Standard & Poor pushes new rules to deepen sukuk in Africa


Standard & Poor’s, a global rating agency has pushed for introduction of framework of regulation and fiscal adjustments across the African continent to deepen the sukuk market in the continent’s bid to bridge the infrastructure deficit in the coming decade.

In doing this, the continent, the agency noted should reviews its various tax regimes that will make Islamic finance viable.

In a latest report of the agency, it noted however that, wider investment options are limited in the continent and this has affected African countries to attract a pool of Islamic liquidity.

To date, African sovereigns have issued about $1 billion of sukuk instruments lagging behind in the global sukuk issuance of an average $100 billion per year over the past five years. Meanwhile, widening fiscal deficits and large infrastructure gaps will likely require multibillion-dollar additional financing needs over the next decade. 

It noted that experiences in South Africa and Senegal have shown that a significant amount of time can elapse between a government’s announcement of intent to issue sukuk and their effective issuance, as governments gauge market interests and try to address the legal hurdles and cost of issuance.

“We believe legislation gaps are the main causes of delay between a country’s intent to issue and its effective issuance of sukuk,” said Standard & Poor’s credit analyst Samira Mensah. The success of Malaysia in South-East Asia as a hub for Islamic finance lies, among other things, in the strong regulatory framework to support the sector’s growth. Malaysia also moved quickly in 2009 to address the standardization of instruments and interpretation of Sharia law. 

 It warned that Tax regimes should be considered when encouraging sukuk issuance noting that Sharia-compliant instruments require equal treatment with conventional instruments for investors to consider them.

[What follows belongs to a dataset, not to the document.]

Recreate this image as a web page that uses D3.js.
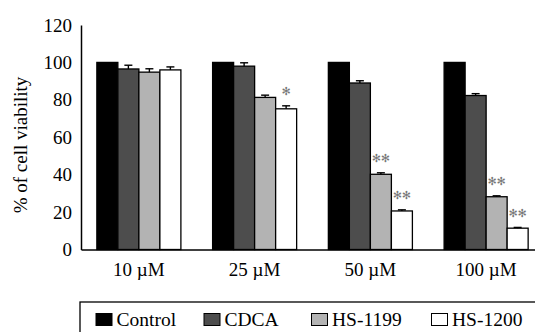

Malaysia, it noted introduced various tax incentives that made Islamic finance a cheaper economic alternative for institutions to raise funding.

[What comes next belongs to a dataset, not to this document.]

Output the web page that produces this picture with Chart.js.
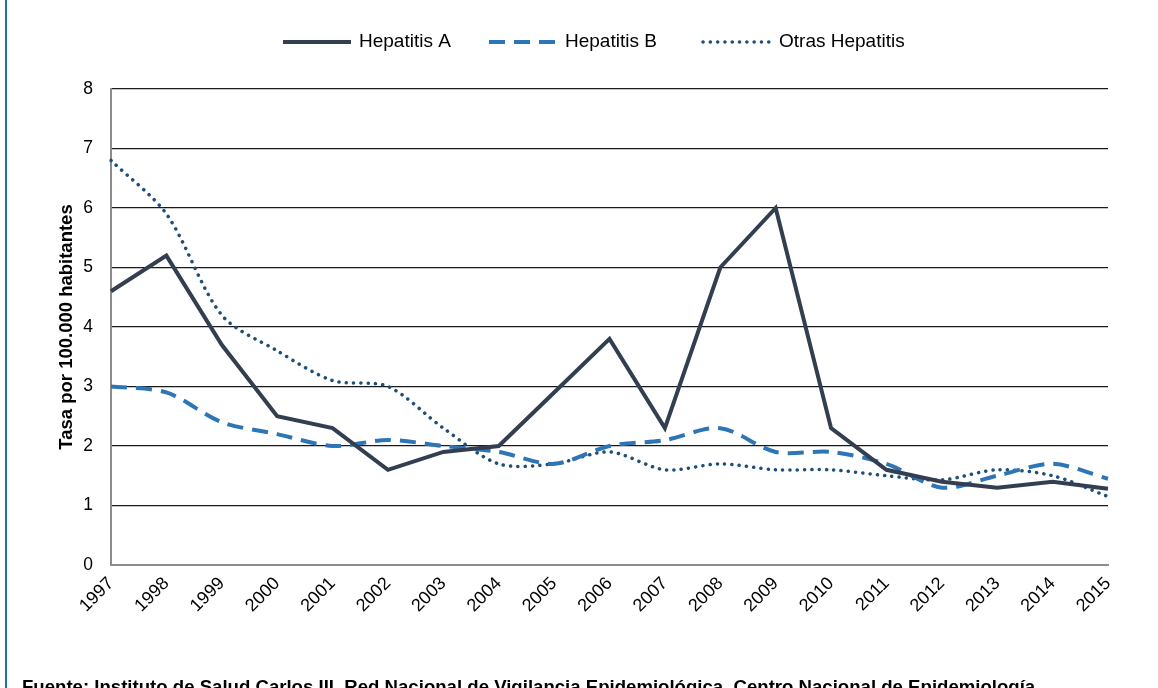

 However, increasing technical assistance by the Islamic Development Bank (IDB) and Islamic Corporation for the Development of the Private Sector (ICD), are gradually facilitating also sovereign sukuk issues. 

”We believe that a growing interest in Islamic finance could encourage some North African countries, as well as sub-Saharan countries Cote d’Ivoire, Nigeria, and Kenya, which have fairly well developed capital markets by regional standard, to issue sukuk in the future”.